→ Requirement: Single out each line with the word "this" and copy it.

→ Information provided:
►

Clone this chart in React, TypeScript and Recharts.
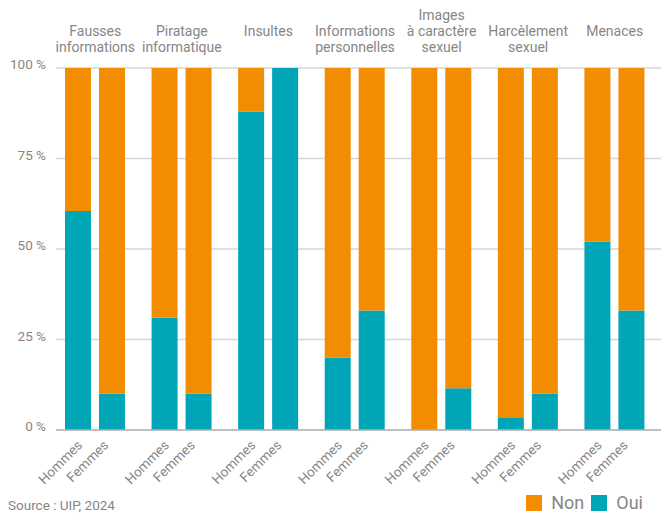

◄
►

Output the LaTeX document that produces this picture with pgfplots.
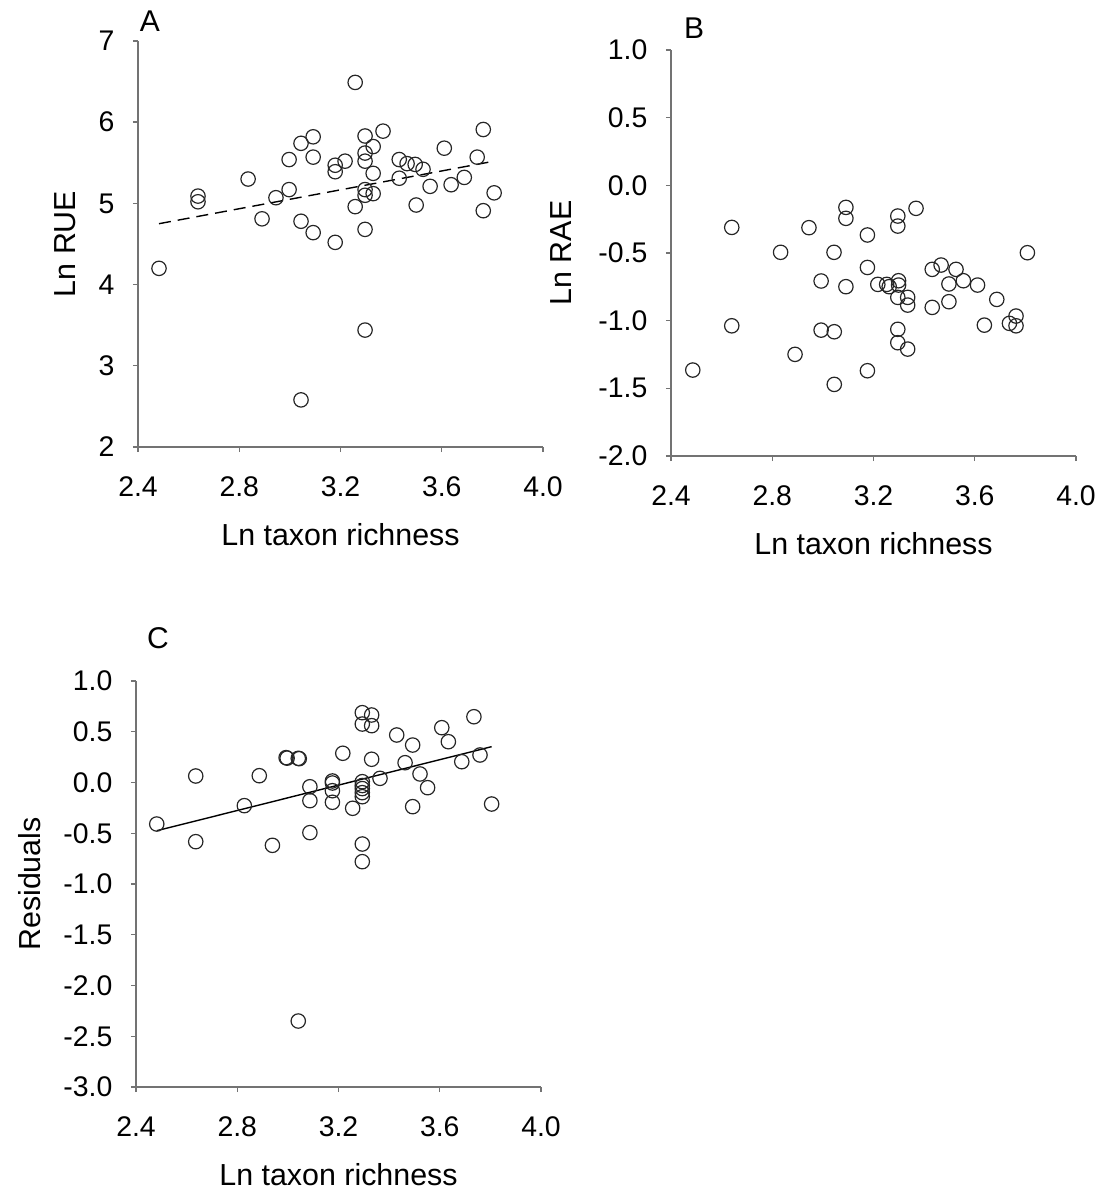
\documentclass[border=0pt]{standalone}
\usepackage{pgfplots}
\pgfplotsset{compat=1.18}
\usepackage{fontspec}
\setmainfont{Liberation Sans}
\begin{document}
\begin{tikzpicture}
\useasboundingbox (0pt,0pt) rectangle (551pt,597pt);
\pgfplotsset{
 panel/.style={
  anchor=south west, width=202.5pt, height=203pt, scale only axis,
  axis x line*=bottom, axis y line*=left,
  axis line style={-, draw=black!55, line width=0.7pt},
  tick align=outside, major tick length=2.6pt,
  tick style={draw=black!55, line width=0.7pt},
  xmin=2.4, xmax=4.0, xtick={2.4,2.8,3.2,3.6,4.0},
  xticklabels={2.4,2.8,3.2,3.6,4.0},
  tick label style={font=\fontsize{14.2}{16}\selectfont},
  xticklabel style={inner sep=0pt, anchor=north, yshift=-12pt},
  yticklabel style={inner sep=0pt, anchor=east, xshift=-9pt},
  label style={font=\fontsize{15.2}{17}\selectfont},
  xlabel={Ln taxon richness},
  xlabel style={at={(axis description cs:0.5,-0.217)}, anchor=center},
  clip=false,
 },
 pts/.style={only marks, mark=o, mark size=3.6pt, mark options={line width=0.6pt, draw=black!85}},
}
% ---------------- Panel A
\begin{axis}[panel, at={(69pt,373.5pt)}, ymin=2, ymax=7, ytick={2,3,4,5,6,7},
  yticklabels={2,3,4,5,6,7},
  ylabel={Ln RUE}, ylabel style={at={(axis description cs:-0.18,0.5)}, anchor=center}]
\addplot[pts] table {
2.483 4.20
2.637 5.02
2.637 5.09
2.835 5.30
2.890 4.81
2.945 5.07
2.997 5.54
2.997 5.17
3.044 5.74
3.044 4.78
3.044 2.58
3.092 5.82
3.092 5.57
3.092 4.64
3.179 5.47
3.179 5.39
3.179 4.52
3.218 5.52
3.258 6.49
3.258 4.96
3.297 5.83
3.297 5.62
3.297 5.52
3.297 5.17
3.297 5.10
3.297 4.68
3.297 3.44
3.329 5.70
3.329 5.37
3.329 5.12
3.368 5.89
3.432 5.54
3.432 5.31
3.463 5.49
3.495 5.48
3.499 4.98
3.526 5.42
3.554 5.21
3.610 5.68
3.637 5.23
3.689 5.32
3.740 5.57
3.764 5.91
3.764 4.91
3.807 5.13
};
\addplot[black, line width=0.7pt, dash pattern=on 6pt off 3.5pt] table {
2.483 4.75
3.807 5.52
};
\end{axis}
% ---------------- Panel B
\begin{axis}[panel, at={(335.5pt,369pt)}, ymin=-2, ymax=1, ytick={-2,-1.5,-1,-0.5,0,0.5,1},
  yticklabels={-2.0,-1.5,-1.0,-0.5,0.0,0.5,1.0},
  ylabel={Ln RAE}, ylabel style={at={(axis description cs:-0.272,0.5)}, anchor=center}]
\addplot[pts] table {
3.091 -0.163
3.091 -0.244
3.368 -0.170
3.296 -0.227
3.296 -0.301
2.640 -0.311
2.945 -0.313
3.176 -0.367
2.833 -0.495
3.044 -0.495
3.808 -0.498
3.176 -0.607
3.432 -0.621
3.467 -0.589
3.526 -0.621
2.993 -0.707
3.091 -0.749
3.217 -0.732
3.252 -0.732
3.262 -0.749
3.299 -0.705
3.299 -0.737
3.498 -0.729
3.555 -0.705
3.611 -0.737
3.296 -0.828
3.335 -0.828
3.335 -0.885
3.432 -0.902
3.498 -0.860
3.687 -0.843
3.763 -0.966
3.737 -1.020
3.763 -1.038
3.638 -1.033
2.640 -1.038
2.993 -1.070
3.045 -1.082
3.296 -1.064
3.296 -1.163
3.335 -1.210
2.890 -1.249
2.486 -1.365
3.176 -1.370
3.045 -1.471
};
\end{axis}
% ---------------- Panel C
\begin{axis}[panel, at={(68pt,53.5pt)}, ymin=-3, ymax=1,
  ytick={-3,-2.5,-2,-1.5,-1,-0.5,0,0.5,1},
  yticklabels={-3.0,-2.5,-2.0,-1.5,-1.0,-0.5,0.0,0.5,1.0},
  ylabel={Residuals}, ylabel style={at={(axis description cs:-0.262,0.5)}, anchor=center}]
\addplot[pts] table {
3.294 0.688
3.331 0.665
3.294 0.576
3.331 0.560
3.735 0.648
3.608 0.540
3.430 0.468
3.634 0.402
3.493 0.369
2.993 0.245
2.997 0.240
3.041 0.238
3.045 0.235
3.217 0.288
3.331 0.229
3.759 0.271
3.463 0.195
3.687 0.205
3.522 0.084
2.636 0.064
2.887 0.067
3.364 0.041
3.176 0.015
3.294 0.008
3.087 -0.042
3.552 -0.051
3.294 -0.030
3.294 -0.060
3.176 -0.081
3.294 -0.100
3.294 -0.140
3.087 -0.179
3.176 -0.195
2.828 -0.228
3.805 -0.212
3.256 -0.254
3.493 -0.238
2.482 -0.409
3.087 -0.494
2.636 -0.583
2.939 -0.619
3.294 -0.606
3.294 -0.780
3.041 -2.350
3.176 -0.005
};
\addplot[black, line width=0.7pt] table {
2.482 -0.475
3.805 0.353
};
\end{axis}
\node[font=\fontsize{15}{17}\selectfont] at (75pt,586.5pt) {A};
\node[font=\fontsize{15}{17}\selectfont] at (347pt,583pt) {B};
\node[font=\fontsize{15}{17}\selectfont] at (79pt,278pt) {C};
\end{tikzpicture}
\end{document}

◄

→ Solution below:
Clone this chart in React, TypeScript and Recharts.
Output the LaTeX document that produces this picture with pgfplots.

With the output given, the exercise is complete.